« L’histoire avec sa grande hache » : l’écrivain Georges Pérec, avec ce jeu de mots, a désigné ce qui a tranché dans son histoire personnelle en le privant de ses parents dès l’enfance. Avec cette émission, Le Média vous propose de nous tourner vers le passé, récent ou plus éloigné, en compagnie de celles et ceux qui l’explorent et qui le font connaître.
Saint Louis et la dernière Croisade
Le 25 août 1270, Louis IX mourait de maladie devant Carthage, près de l'actuelle Tunis, au cours de sa deuxième croisade, qui fut aussi la huitième et dernière du Moyen Âge. La mort de Louis « au service de la foi » ‒ quand bien même l'expédition fut un désastre, comme l'avait déjà été sa première croisade entre 1248 et 1254 ‒ couronna un règne et une vie que l'on considérait, dans l'entourage du roi, manifestement marqués par la sainteté. Les historiens Alexis Charansonnet (Université Lumière Lyon 2) et Xavier Hélary (Université Jean-Moulin Lyon 3), spécialistes de la royauté française au XIIIe siècle, évoquent cet épisode singulier avec Julien Théry pour ce nouvel épisode de La grande H.
Le récit officiel de l'agonie de Louis IX, envoyé immédiatement à ses sujets du royaume, le présentait même comme un nouveau Christ... et la canonisation, après un long travail de lobbying auprès des papes, finit par être officielle en 1297.
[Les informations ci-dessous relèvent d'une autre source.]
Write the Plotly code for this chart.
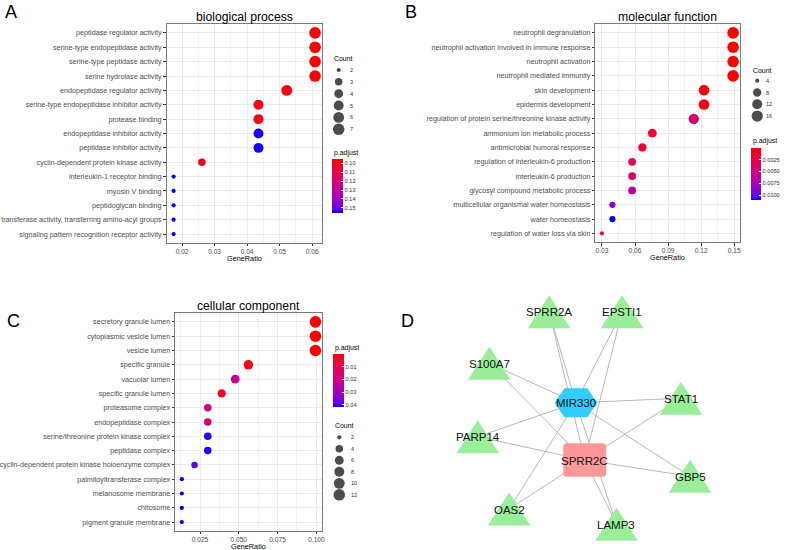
import math
import plotly.graph_objects as go

W, H = 785, 550
FONT = "Liberation Sans, Arial, sans-serif"

# ---------------- data: panel A ----------------
a_title = "biological process"
a_terms = [
    "peptidase regulator activity",
    "serine-type endopeptidase activity",
    "serine-type peptidase activity",
    "serine hydrolase activity",
    "endopeptidase regulator activity",
    "serine-type endopeptidase inhibitor activity",
    "protease binding",
    "endopeptidase inhibitor activity",
    "peptidase inhibitor activity",
    "cyclin-dependent protein kinase activity",
    "interleukin-1 receptor binding",
    "myosin V binding",
    "peptidoglycan binding",
    "transferase activity, transferring amino-acyl groups",
    "signaling pattern recognition receptor activity",
]
a_ratio = [0.0609, 0.0609, 0.0609, 0.0609, 0.0522, 0.0435, 0.0435, 0.0435, 0.0435,
           0.0261, 0.0174, 0.0174, 0.0174, 0.0174, 0.0174]
a_count = [7, 7, 7, 7, 6, 5, 5, 5, 5, 3, 2, 2, 2, 2, 2]
a_padj = [0.0955, 0.0957, 0.0958, 0.0960, 0.0985, 0.0990, 0.0992, 0.1545, 0.1545,
          0.0995, 0.1556, 0.1556, 0.1556, 0.1556, 0.1556]
a_count_breaks = [2, 3, 4, 5, 6, 7]
a_padj_ticks = [0.10, 0.11, 0.12, 0.13, 0.14, 0.15]
a_padj_labels = ["0.10", "0.11", "0.12", "0.13", "0.14", "0.15"]
a_xticks = [0.02, 0.03, 0.04, 0.05, 0.06]
a_xlabels = ["0.02", "0.03", "0.04", "0.05", "0.06"]

# ---------------- data: panel B ----------------
b_title = "molecular function"
b_terms = [
    "neutrophil degranulation",
    "neutrophil activation involved in immune response",
    "neutrophil activation",
    "neutrophil mediated immunity",
    "skin development",
    "epidermis development",
    "regulation of protein serine/threonine kinase activity",
    "ammonium ion metabolic process",
    "antimicrobial humoral response",
    "regulation of interleukin-6 production",
    "interleukin-6 production",
    "glycosyl compound metabolic process",
    "multicellular organismal water homeostasis",
    "water homeostasis",
    "regulation of water loss via skin",
]
b_ratio = [0.149, 0.149, 0.149, 0.149, 0.1226, 0.1226, 0.1133, 0.0757, 0.0667,
           0.0574, 0.0574, 0.0574, 0.0395, 0.0395, 0.0300]
b_count = [17, 17, 17, 17, 14, 14, 13, 9, 8, 7, 7, 7, 5, 5, 4]
b_padj = [0.00002, 0.00002, 0.00002, 0.00002, 0.0004, 0.0004, 0.0044, 0.0015, 0.0011,
          0.0033, 0.0033, 0.0063, 0.0086, 0.0109, 0.0022]
b_count_breaks = [4, 8, 12, 16]
b_padj_ticks = [0.0025, 0.0050, 0.0075, 0.0100]
b_padj_labels = ["0.0025", "0.0050", "0.0075", "0.0100"]
b_xticks = [0.03, 0.06, 0.09, 0.12, 0.15]
b_xlabels = ["0.03", "0.06", "0.09", "0.12", "0.15"]

# ---------------- data: panel C ----------------
c_title = "cellular component"
c_terms = [
    "secretory granule lumen",
    "cytoplasmic vesicle lumen",
    "vesicle lumen",
    "specific granule",
    "vacuolar lumen",
    "specific granule lumen",
    "proteasome complex",
    "endopeptidase complex",
    "serine/threonine protein kinase complex",
    "peptidase complex",
    "cyclin-dependent protein kinase holoenzyme complex",
    "palmitoyltransferase complex",
    "melanosome membrane",
    "chitosome",
    "pigment granule membrane",
]
c_ratio = [0.0994, 0.0994, 0.0994, 0.0562, 0.0477, 0.0390, 0.0300, 0.0300, 0.0300,
           0.0300, 0.0215, 0.0133, 0.0133, 0.0133, 0.0133]
c_count = [12, 12, 12, 7, 6, 5, 4, 4, 4, 4, 3, 2, 2, 2, 2]
c_padj = [0.0002, 0.0002, 0.0002, 0.0025, 0.0225, 0.0040, 0.0185, 0.0185, 0.0405,
          0.0405, 0.0385, 0.0416, 0.0416, 0.0416, 0.0416]
c_count_breaks = [2, 4, 6, 8, 10, 12]
c_padj_ticks = [0.01, 0.02, 0.03, 0.04]
c_padj_labels = ["0.01", "0.02", "0.03", "0.04"]
c_xticks = [0.025, 0.050, 0.075, 0.100]
c_xlabels = ["0.025", "0.050", "0.075", "0.100"]

# ---------------- data: panel D (network) ----------------
net_genes = ["SPRR2A", "EPSTI1", "S100A7", "STAT1", "PARP14", "GBP5", "OAS2", "LAMP3"]
net_gene_x = [550.0, 623.7, 489.7, 683.0, 478.0, 692.2, 509.7, 618.0]
net_gene_y = [311.7, 311.7, 363.3, 398.3, 436.7, 476.3, 509.0, 524.3]
net_mirna = "MIR330"
net_mirna_xy = (577.0, 402.8)
net_hub = "SPRR2C"
net_hub_xy = (586.0, 460.0)

# ---------------- styling helpers ----------------
def px_x(p):
    return p / W

def px_y(p):
    return 1 - p / H

# Lab-interpolated red -> blue (ggplot scale_color_gradient(low="red", high="blue"))
LAB_STOPS = [(0.0, (255, 0, 0)), (0.125, (244, 0, 49)), (0.25, (232, 0, 80)),
             (0.375, (218, 0, 108)), (0.5, (202, 0, 137)), (0.625, (181, 0, 165)),
             (0.75, (154, 0, 195)), (0.875, (115, 0, 224)), (0.9375, (84, 0, 240)),
             (1.0, (0, 0, 255))]
# colour values are -p.adjust so that the smallest p (red) sits on top of the bar
CSCALE = sorted([[1 - t, "rgb(%d,%d,%d)" % c] for t, c in LAB_STOPS], key=lambda s: s[0])


def size_scale(counts, values, dmin=4.2, dmax=11.6):
    lo, hi = min(counts), max(counts)
    return [dmin + (dmax - dmin) * math.sqrt((v - lo) / (hi - lo)) for v in values]


fig = go.Figure()

panels = [
    dict(n=1, title=a_title, terms=a_terms, ratio=a_ratio, count=a_count, padj=a_padj,
         breaks=a_count_breaks, pt=a_padj_ticks, pl=a_padj_labels, xt=a_xticks, xl=a_xlabels,
         box=(164, 321, 24.3, 242.7), minor=0.005,
         leg=dict(tx=331, ty=58, kx=337.7, ky=70, step=11.86, lx=347.5),
         cb=dict(tx=331, ty=153.3, x=331, y=159, len=53.7, th=10.7)),
    dict(n=2, title=b_title, terms=b_terms, ratio=b_ratio, count=b_count, padj=b_padj,
         breaks=b_count_breaks, pt=b_padj_ticks, pl=b_padj_labels, xt=b_xticks, xl=b_xlabels,
         box=(596.7, 742.3, 24.3, 242.0), minor=0.015,
         leg=dict(tx=753.3, ty=70.7, kx=760, ky=80.7, step=11.8, lx=766.5),
         cb=dict(tx=753.3, ty=141.3, x=753.3, y=147.7, len=52.3, th=10)),
    dict(n=3, title=c_title, terms=c_terms, ratio=c_ratio, count=c_count, padj=c_padj,
         breaks=c_count_breaks, pt=c_padj_ticks, pl=c_padj_labels, xt=c_xticks, xl=c_xlabels,
         box=(172.7, 321, 313.3, 530.7), minor=0.0125,
         leg=dict(tx=331.7, ty=425, kx=338.3, ky=437.3, step=11.5, lx=348),
         cb=dict(tx=331.7, ty=347.7, x=331.7, y=354, len=53.3, th=10.6)),
]

annotations = []
layout_axes = {}

for p in panels:
    n = p["n"]
    sfx = "" if n == 1 else str(n)
    x0, x1, y0, y1 = p["box"]
    lo, hi = min(p["ratio"]), max(p["ratio"])
    pad = 0.05 * (hi - lo)
    nt = len(p["terms"])
    fig.add_trace(go.Scatter(
        x=p["ratio"], y=p["terms"], mode="markers",
        xaxis="x" + sfx, yaxis="y" + sfx,
        marker=dict(size=size_scale(p["count"], p["count"]),
                    color=[-v for v in p["padj"]],
                    coloraxis="coloraxis" + sfx, line=dict(width=0), opacity=1),
        showlegend=False, hoverinfo="skip"))
    layout_axes["xaxis" + sfx] = dict(
        domain=[px_x(x0), px_x(x1)], anchor="y" + sfx,
        range=[lo - pad, hi + pad], tickvals=p["xt"], ticktext=p["xl"],
        showline=True, mirror=True, linecolor="#7A7A7A", linewidth=1,
        showgrid=True, gridcolor="#EBEBEB", gridwidth=0.8,
        minor=dict(showgrid=True, gridcolor="#F3F3F3", gridwidth=0.5,
                   tick0=0, dtick=p["minor"]),
        ticks="outside", ticklen=2.5, tickwidth=0.7, tickcolor="#333333",
        tickfont=dict(family=FONT, size=6.6, color="#4D4D4D"),
        zeroline=False, fixedrange=True)
    layout_axes["yaxis" + sfx] = dict(
        domain=[px_y(y1), px_y(y0)], anchor="x" + sfx,
        type="category", categoryorder="array", categoryarray=p["terms"],
        range=[nt - 1 + 0.6, -0.6],
        showline=True, mirror=True, linecolor="#7A7A7A", linewidth=1,
        showgrid=True, gridcolor="#EBEBEB", gridwidth=0.8,
        ticks="outside", ticklen=2.5, tickwidth=0.7, tickcolor="#333333",
        tickfont=dict(family=FONT, size=7.2, color="#4D4D4D"),
        zeroline=False, fixedrange=True)
    cb = p["cb"]
    layout_axes["coloraxis" + sfx] = dict(
        colorscale=CSCALE,
        colorbar=dict(x=px_x(cb["x"]), xanchor="left", xpad=0,
                      y=px_y(cb["y"]), yanchor="top", ypad=0,
                      len=cb["len"], lenmode="pixels",
                      thickness=cb["th"], thicknessmode="pixels",
                      outlinewidth=0,
                      tickvals=[-v for v in p["pt"]], ticktext=p["pl"],
                      ticks="inside", ticklen=2, tickwidth=0.8, tickcolor="white",
                      tickfont=dict(family=FONT, size=5.6, color="#333333")))
    annotations.append(dict(x=(x0 + x1) / 2, y=y0 - 7.5, xref="x4", yref="y4",
                            text=p["title"], showarrow=False,
                            font=dict(family=FONT, size=12.2, color="#000000")))
    annotations.append(dict(x=(x0 + x1) / 2, y=y1 + 15.6, xref="x4", yref="y4",
                            text="GeneRatio", showarrow=False,
                            font=dict(family=FONT, size=7.3, color="#000000")))
    annotations.append(dict(x=cb["tx"], y=cb["ty"], xref="x4", yref="y4", xanchor="left",
                            text="p.adjust", showarrow=False,
                            font=dict(family=FONT, size=6.9, color="#000000")))
    lg = p["leg"]
    annotations.append(dict(x=lg["tx"], y=lg["ty"], xref="x4", yref="y4", xanchor="left",
                            text="Count", showarrow=False,
                            font=dict(family=FONT, size=6.9, color="#000000")))
    kys = [lg["ky"] + i * lg["step"] for i in range(len(p["breaks"]))]
    fig.add_trace(go.Scatter(
        x=[lg["kx"]] * len(p["breaks"]), y=kys, mode="markers",
        xaxis="x4", yaxis="y4",
        marker=dict(size=size_scale(p["count"], p["breaks"]), color="black",
                    line=dict(width=0)),
        showlegend=False, hoverinfo="skip"))
    for b, ky in zip(p["breaks"], kys):
        annotations.append(dict(x=lg["lx"], y=ky, xref="x4", yref="y4", xanchor="left",
                                text=str(b), showarrow=False,
                                font=dict(family=FONT, size=5.6, color="#333333")))

# ---------------- panel D: network ----------------
ex, ey = [], []
for gx, gy in zip(net_gene_x, net_gene_y):
    for hx, hy in (net_mirna_xy, net_hub_xy):
        ex += [gx, hx, None]
        ey += [gy, hy, None]
fig.add_trace(go.Scatter(x=ex, y=ey, mode="lines", xaxis="x4", yaxis="y4",
                         line=dict(color="#A6A6A6", width=0.8),
                         showlegend=False, hoverinfo="skip"))

shapes = []
TW, TH = 43.0, 33.0
for gx, gy in zip(net_gene_x, net_gene_y):
    path = "M %.2f %.2f L %.2f %.2f L %.2f %.2f Z" % (
        gx - TW / 2, gy + TH / 2, gx + TW / 2, gy + TH / 2, gx, gy - TH / 2)
    shapes.append(dict(type="path", path=path, xref="x4", yref="y4",
                       fillcolor="#9AEE9A", line=dict(width=0), layer="above"))
mx, my = net_mirna_xy
HW, HH, HT = 21.5, 14.5, 11.5
hexpath = "M %.2f %.2f L %.2f %.2f L %.2f %.2f L %.2f %.2f L %.2f %.2f L %.2f %.2f Z" % (
    mx - HW, my, mx - HT, my - HH, mx + HT, my - HH, mx + HW, my, mx + HT, my + HH, mx - HT, my + HH)
shapes.append(dict(type="path", path=hexpath, xref="x4", yref="y4",
                   fillcolor="#33CCFF", line=dict(width=0), layer="above"))
sx, sy = net_hub_xy
RW, RH, R = 21.7, 16.7, 3.5
l, r_, t, b = sx - RW, sx + RW, sy - RH, sy + RH
rpath = ("M %.2f %.2f L %.2f %.2f Q %.2f %.2f %.2f %.2f L %.2f %.2f Q %.2f %.2f %.2f %.2f "
         "L %.2f %.2f Q %.2f %.2f %.2f %.2f L %.2f %.2f Q %.2f %.2f %.2f %.2f Z") % (
    l + R, t, r_ - R, t, r_, t, r_, t + R, r_, b - R, r_, b, r_ - R, b,
    l + R, b, l, b, l, b - R, l, t + R, l, t, l + R, t)
shapes.append(dict(type="path", path=rpath, xref="x4", yref="y4",
                   fillcolor="#FF9999", line=dict(width=0), layer="above"))

for name, gx, gy in zip(net_genes + [net_mirna, net_hub],
                        net_gene_x + [mx, sx], net_gene_y + [my, sy]):
    annotations.append(dict(x=gx, y=gy + 0.5, xref="x4", yref="y4", text=name,
                            showarrow=False,
                            font=dict(family=FONT, size=11.5, color="#111111")))

for letter, lx, ly in (("A", 7, 1.0), ("B", 411, 1.0), ("C", 9.2, 309.5), ("D", 406.7, 310)):
    annotations.append(dict(x=lx, y=ly, xref="x4", yref="y4", yanchor="top", text=letter,
                            showarrow=False, borderpad=0,
                            font=dict(family=FONT, size=18, color="#000000")))

layout_axes["xaxis4"] = dict(domain=[0, 1], range=[0, W], visible=False, fixedrange=True,
                             anchor="y4")
layout_axes["yaxis4"] = dict(domain=[0, 1], range=[H, 0], visible=False, fixedrange=True,
                             anchor="x4")

fig.update_layout(
    width=W, height=H, margin=dict(l=0, r=0, t=0, b=0),
    paper_bgcolor="white", plot_bgcolor="rgba(0,0,0,0)",
    font=dict(family=FONT),
    annotations=annotations, shapes=shapes, showlegend=False,
    **layout_axes)

fig.write_html("out.html", config={"displayModeBar": False},
               post_script="document.body.style.margin='0';document.body.style.overflow='hidden';")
Non seulement cette dernière croisade fut un échec complet, mais son projet même s'était heurté à de très fortes réticences de la part du conseil royal, des barons et de tout l'entourage du roi. Xavier Hélary, auteur d'un livre récent consacré à l'expédition (« La dernière Croisade », éd. Perrin), souligne que Louis avait conçu l'expédition seul, sans même annoncer, au départ, quelle serait sa destination précise. Le choix de porter l'attaque sur le califat de Tunis plutôt que sur la Terre sainte demeure d'autant plus mystérieux que l'Église se refusa à considérer cette destination comme constitutive d'une vraie croisade (et les voeux de croisade des participants ne furent donc pas considérés comme accomplis à leur retour !). La démarche de Louis fut en réalité très personnelle, et cette ultime croisade « un grand rêve solitaire », selon l'expression de Georges Duby.
Julien Théry et ses invités reviennent aussi sur le sens politique général de la croisade au XIIIe siècle, sur ses fonctions et ses effets au plan interne, dans les royaumes. Alexis Charansonnet souligne à quel point la première croisade avait été pour Louis IX une manière efficace de souder la noblesse autour de lui, avec un projet commun exaltant et rassembleur, pour le plus grand bénéfice de la royauté, dont l'autorité montante avait jusque là suscité de nombreuses révoltes baronniales. Le règne et la piété extraordinaire de Louis IX, en outre, achevèrent de donner un statut spécial à la monarchie française parmi toutes les autres d'Occident. Là se situent les débuts d'un exceptionnalisme français de très longue durée. Malgré leurs échecs militaires, les deux croisades de Louis scellèrent avec succès la dimension christique qu'il avait imprimée à la royauté capétienne par son comportement et sa dévotion personnels et par l'acquisition à grand prix des reliques de la Passion du Seigneur, installées, dans l'écrin de Sainte-Chapelle spécialement bâtie à cette fin, dans le palais royal sur l'île de Cité. Dans toute la suite de sa longue histoire, la monarchie française fut ainsi identifiée, dans le royaume et partout ailleurs, au saint Louis IX.